Task input →
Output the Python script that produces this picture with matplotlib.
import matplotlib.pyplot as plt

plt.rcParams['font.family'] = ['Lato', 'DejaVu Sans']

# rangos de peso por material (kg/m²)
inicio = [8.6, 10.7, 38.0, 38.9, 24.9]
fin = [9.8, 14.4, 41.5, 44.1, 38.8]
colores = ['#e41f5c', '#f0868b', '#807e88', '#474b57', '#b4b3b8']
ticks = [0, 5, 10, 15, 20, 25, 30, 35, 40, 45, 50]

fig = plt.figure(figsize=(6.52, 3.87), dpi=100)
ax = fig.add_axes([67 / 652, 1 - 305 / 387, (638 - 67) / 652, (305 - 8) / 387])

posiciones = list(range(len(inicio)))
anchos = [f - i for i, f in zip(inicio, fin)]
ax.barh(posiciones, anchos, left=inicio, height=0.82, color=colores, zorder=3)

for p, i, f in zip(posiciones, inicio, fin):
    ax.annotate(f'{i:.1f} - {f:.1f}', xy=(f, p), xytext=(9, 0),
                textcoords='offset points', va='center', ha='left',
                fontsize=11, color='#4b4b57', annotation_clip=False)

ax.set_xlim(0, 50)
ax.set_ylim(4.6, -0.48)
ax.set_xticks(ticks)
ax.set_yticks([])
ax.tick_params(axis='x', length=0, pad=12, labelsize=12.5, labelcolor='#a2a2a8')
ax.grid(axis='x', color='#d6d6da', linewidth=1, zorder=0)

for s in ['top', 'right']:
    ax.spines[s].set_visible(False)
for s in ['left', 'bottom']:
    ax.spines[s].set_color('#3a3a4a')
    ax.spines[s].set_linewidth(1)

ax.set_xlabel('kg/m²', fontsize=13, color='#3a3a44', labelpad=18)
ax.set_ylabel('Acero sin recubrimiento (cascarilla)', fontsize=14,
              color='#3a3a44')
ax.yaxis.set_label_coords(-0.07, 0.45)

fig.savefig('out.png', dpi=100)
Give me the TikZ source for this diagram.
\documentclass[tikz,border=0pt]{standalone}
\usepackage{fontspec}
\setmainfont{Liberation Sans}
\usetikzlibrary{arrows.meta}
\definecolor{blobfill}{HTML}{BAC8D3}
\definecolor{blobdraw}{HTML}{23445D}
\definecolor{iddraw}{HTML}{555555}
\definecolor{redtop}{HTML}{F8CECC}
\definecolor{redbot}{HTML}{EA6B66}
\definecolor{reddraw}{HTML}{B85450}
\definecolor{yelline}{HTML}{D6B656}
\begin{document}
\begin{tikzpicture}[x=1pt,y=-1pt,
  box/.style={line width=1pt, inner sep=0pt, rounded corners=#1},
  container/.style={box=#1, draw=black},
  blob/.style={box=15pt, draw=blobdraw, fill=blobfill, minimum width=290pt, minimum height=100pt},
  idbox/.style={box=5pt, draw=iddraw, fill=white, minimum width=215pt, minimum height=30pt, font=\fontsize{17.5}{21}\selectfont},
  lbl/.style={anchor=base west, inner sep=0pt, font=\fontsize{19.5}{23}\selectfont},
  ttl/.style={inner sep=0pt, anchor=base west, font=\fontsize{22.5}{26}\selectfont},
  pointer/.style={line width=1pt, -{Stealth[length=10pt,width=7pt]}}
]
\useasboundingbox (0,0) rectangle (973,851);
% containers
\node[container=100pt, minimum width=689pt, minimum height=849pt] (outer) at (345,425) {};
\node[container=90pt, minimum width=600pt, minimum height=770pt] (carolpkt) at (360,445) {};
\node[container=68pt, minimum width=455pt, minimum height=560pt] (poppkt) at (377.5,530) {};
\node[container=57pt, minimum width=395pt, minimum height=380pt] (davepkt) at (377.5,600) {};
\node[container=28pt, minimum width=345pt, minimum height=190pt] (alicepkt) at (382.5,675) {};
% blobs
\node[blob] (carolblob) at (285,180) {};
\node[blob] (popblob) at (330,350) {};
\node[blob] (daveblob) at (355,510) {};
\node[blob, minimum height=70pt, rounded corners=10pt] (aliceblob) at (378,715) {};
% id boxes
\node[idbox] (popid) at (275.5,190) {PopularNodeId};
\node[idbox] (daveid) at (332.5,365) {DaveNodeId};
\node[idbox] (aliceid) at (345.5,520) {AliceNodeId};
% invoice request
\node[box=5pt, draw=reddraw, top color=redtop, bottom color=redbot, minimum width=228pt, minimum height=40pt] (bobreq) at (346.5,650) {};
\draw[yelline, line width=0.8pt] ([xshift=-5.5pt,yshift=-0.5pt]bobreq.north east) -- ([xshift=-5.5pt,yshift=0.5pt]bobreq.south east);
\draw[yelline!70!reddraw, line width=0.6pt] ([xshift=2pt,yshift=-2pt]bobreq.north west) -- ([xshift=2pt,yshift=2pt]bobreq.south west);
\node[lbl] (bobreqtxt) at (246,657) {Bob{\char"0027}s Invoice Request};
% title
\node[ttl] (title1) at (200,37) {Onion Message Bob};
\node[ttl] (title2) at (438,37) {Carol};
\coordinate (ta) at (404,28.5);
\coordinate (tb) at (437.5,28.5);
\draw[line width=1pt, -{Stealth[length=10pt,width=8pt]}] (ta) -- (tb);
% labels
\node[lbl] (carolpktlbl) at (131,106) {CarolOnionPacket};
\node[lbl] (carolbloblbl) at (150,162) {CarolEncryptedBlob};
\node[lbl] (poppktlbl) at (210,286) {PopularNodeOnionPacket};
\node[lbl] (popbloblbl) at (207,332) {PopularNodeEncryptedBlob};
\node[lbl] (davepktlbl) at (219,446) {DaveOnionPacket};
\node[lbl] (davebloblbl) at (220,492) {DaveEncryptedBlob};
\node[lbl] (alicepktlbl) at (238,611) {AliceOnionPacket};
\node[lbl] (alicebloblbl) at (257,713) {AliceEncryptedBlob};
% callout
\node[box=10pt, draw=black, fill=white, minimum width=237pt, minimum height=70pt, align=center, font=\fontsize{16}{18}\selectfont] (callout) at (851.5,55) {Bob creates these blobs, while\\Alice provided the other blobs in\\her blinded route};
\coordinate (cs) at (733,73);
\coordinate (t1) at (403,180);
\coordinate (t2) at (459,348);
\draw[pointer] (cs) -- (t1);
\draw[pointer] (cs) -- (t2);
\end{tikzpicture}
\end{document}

Aim of the exercise → Take the lines above from the first through the one containing "ax.spines[s].set_linewidth(1)" and reproduce them exactly; include nothing else.

Answer to the exercise →
Output the Python script that produces this picture with matplotlib.
import matplotlib.pyplot as plt

plt.rcParams['font.family'] = ['Lato', 'DejaVu Sans']

# rangos de peso por material (kg/m²)
inicio = [8.6, 10.7, 38.0, 38.9, 24.9]
fin = [9.8, 14.4, 41.5, 44.1, 38.8]
colores = ['#e41f5c', '#f0868b', '#807e88', '#474b57', '#b4b3b8']
ticks = [0, 5, 10, 15, 20, 25, 30, 35, 40, 45, 50]

fig = plt.figure(figsize=(6.52, 3.87), dpi=100)
ax = fig.add_axes([67 / 652, 1 - 305 / 387, (638 - 67) / 652, (305 - 8) / 387])

posiciones = list(range(len(inicio)))
anchos = [f - i for i, f in zip(inicio, fin)]
ax.barh(posiciones, anchos, left=inicio, height=0.82, color=colores, zorder=3)

for p, i, f in zip(posiciones, inicio, fin):
    ax.annotate(f'{i:.1f} - {f:.1f}', xy=(f, p), xytext=(9, 0),
                textcoords='offset points', va='center', ha='left',
                fontsize=11, color='#4b4b57', annotation_clip=False)

ax.set_xlim(0, 50)
ax.set_ylim(4.6, -0.48)
ax.set_xticks(ticks)
ax.set_yticks([])
ax.tick_params(axis='x', length=0, pad=12, labelsize=12.5, labelcolor='#a2a2a8')
ax.grid(axis='x', color='#d6d6da', linewidth=1, zorder=0)

for s in ['top', 'right']:
    ax.spines[s].set_visible(False)
for s in ['left', 'bottom']:
    ax.spines[s].set_color('#3a3a4a')
    ax.spines[s].set_linewidth(1)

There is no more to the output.